Renoir first began to experiment with pastel in the mid-1870s, shortly after Manet and Degas, and his interest in the medium intensified during the following decade. In contrast to his drawings, which he exhibited infrequently, he considered his pastels an integral part of his oeuvre and regularly showed them in public (for example, at the First and Second Impressionist Exhibitions, the 1879 and 1880 Salons, and his solo exhibitions at La Vie Moderne in 1879 and Durand-Ruel in 1883). He rarely employed pastel for his formal portrait commissions, however, reserving the medium for works in which the sitters were friends or family (and almost exclusively young women and children, whom he saw as particularly appropriate subjects for the delicate, luminous effects of pastel). The model for the present pastel was very likely Suzanne Valadon, who frequently posed for Renoir during the mid-1880s; her rounded features, pearly pink skin, snub nose, and full bee-stung lips represent a physiognomic type that the artist favored throughout his career.

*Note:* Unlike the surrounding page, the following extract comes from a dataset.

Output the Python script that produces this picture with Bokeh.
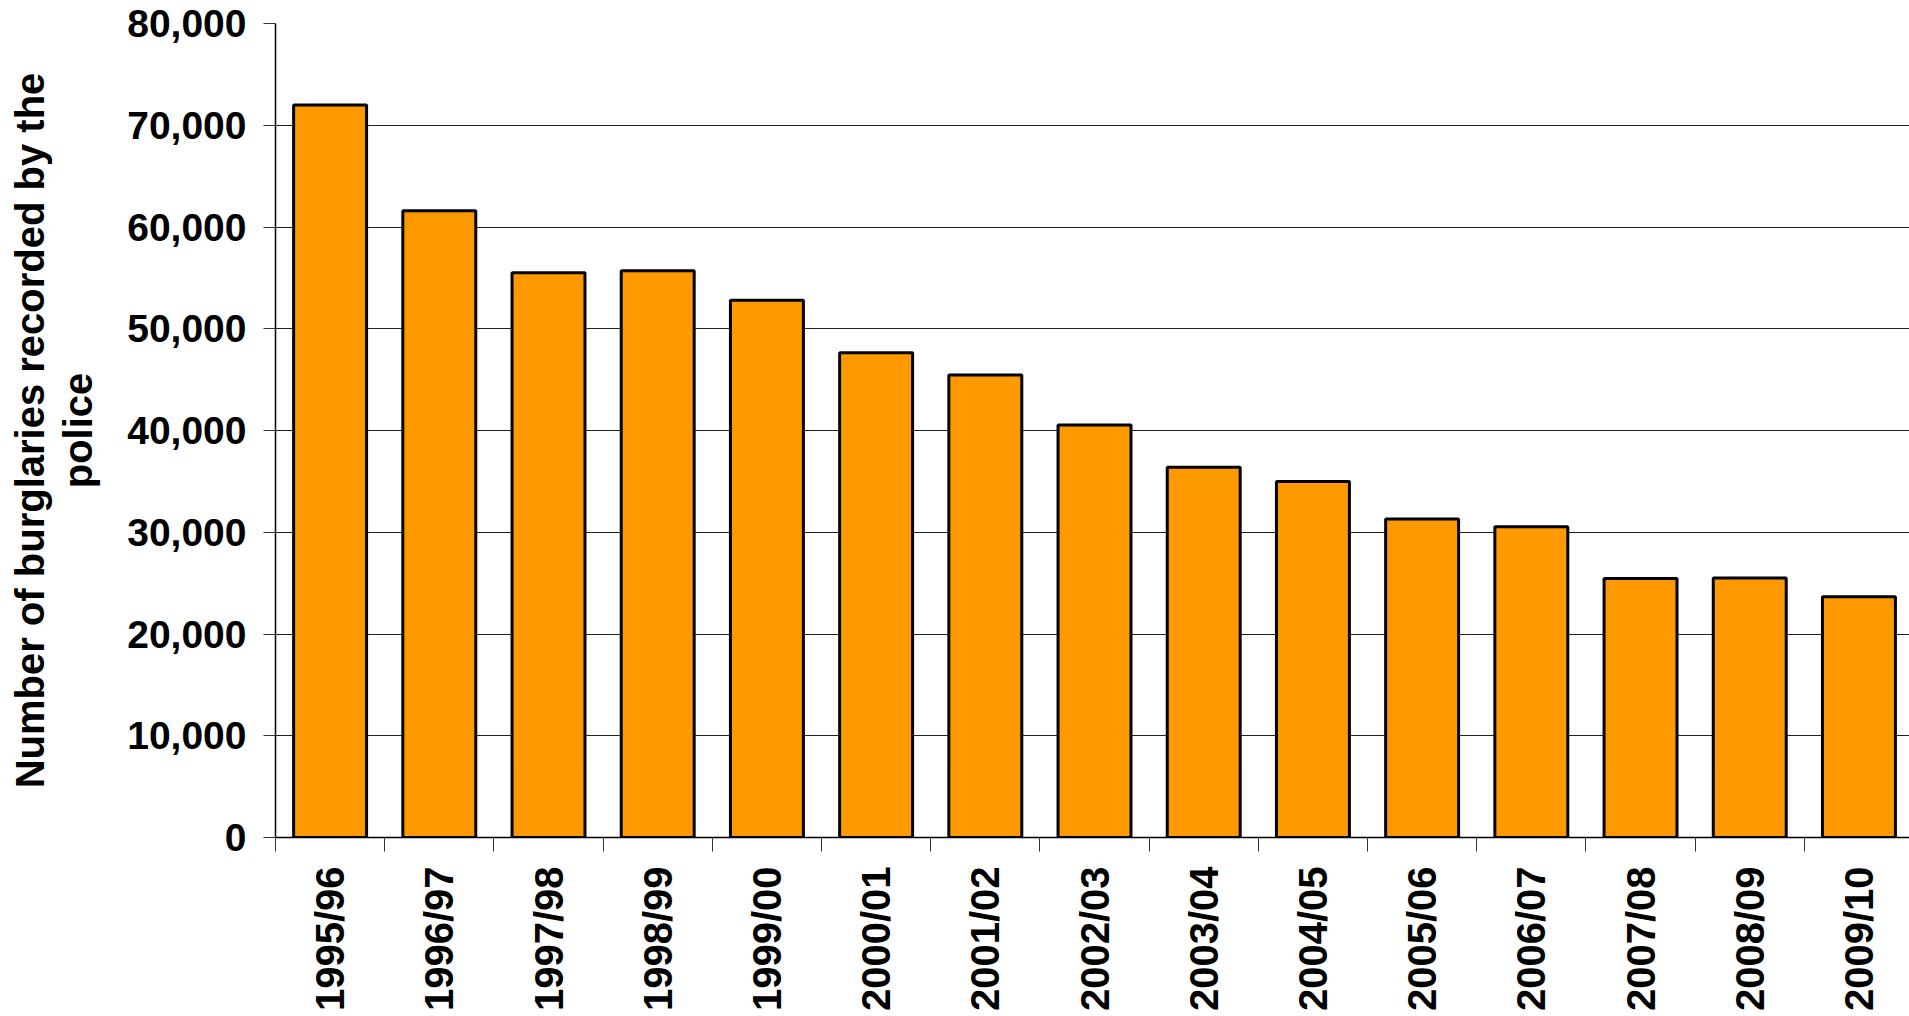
import math
from bokeh.plotting import figure
from bokeh.models import Range1d, FixedTicker, NumeralTickFormatter, Label
from bokeh.embed import file_html
from bokeh.resources import INLINE

# ---- data ----
years = ["1995/96", "1996/97", "1997/98", "1998/99", "1999/00", "2000/01",
         "2001/02", "2002/03", "2003/04", "2004/05", "2005/06", "2006/07",
         "2007/08", "2008/09", "2009/10"]
burglaries = [72000, 61600, 55500, 55700, 52800, 47650, 45450, 40550,
              36400, 35000, 31300, 30550, 25450, 25500, 23650]
y_ticks = [0, 10000, 20000, 30000, 40000, 50000, 60000, 70000, 80000]
title_text = "what it was in the mid 1990s"
y_title = "Number of burglaries recorded by the\npolice"

FONT = "Liberation Sans"
centers = [i + 0.5 for i in range(len(years))]
boundaries = list(range(len(years) + 1))

p = figure(width=1909, height=1015, output_backend="svg", toolbar_location=None,
           x_range=Range1d(0, 14.963), y_range=Range1d(0, 80000),
           min_border_left=275, min_border_right=0, min_border_top=23,
           min_border_bottom=178)
p.outline_line_color = None
p.background_fill_color = "white"
p.border_fill_color = "white"

p.vbar(x=centers, top=burglaries, width=0.668, bottom=0,
       fill_color="#FF9900", line_color="black", line_width=3)

# y axis
yax = p.yaxis[0]
yax.ticker = FixedTicker(ticks=y_ticks)
yax.formatter = NumeralTickFormatter(format="0,0")
yax.major_label_text_font = FONT
yax.major_label_text_font_style = "bold"
yax.major_label_text_font_size = "39px"
yax.major_label_text_color = "black"
yax.major_tick_out = 12
yax.major_tick_in = 0
yax.major_tick_line_color = "#333333"
yax.minor_tick_line_color = None
yax.major_label_standoff = 17
yax.axis_line_color = "black"
yax.axis_line_width = 1.5
yax.axis_label = y_title
yax.axis_label_text_font = FONT
yax.axis_label_text_font_style = "bold"
yax.axis_label_text_font_size = "40px"
yax.axis_label_text_line_height = 1.1
yax.axis_label_text_color = "black"
yax.axis_label_standoff = 24

# x axis
xax = p.xaxis[0]
xax.ticker = FixedTicker(ticks=centers, minor_ticks=boundaries)
xax.major_label_overrides = {c: y for c, y in zip(centers, years)}
xax.major_tick_line_color = None
xax.major_tick_out = 14
xax.major_tick_in = 0
xax.minor_tick_line_color = "#333333"
xax.minor_tick_out = 14
xax.minor_tick_in = 0
xax.major_label_orientation = math.pi / 2
xax.major_label_standoff = 15
xax.major_label_text_font = FONT
xax.major_label_text_font_style = "bold"
xax.major_label_text_font_size = "40px"
xax.major_label_text_color = "black"
xax.axis_line_color = "black"
xax.axis_line_width = 1.5

# grid
p.xgrid.grid_line_color = None
p.ygrid.ticker = FixedTicker(ticks=y_ticks)
p.ygrid.grid_line_color = "#222222"
p.ygrid.grid_line_width = 1

# partially visible title (cut off at the top like the reference)
p.add_layout(Label(x=808, y=829, x_units="screen", y_units="screen",
                   text=title_text, text_align="center", text_baseline="alphabetic",
                   text_font=FONT, text_font_style="bold",
                   text_font_size="40px", text_color="black"))

open("out.html", "w").write(file_html(p, INLINE))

Valadon appears in La danse à la ville and La danse à Bougival from 1882-1883 (Daulte, nos. 438 and 440; Dauberville, nos. 1000 and 1001; Musée d'Orsay, Paris, and Museum of Fine Arts, Boston), in two portraits and two semi-clad scenes of coiffure from 1883-1887 (Daulte, nos. 444 and 491; Dauberville, nos. 1200, 1301, 1159 and 1169; National Gallery of Art, Washington, D.C.; Christie's, New York, 8 May 2000, lot 43), and as one of the pair of principal bathers in the Grandes baigneuses of 1887 (Daulte, no. 514; Dauberville, no. 1292, Philadelphia Museum of Art). François Daulte has explained, "If he frequently used that medium to depict those near and dear to him, it was because pastel, which combines color with line, gave him the possibility of working rapidly to capture in all their vividness the rapid flash of intelligence and the fleeting show of emotion" (Pierre-Auguste Renoir: Watercolors, Pastels, and Drawings in Color, London, 1959, p. 10).

fig. 1
Pierre-Auguste Renoir, Baigneuse (La Coiffure), 1885. Sterling and Francine Clark Art Institute, Williamstown, Massachusetts.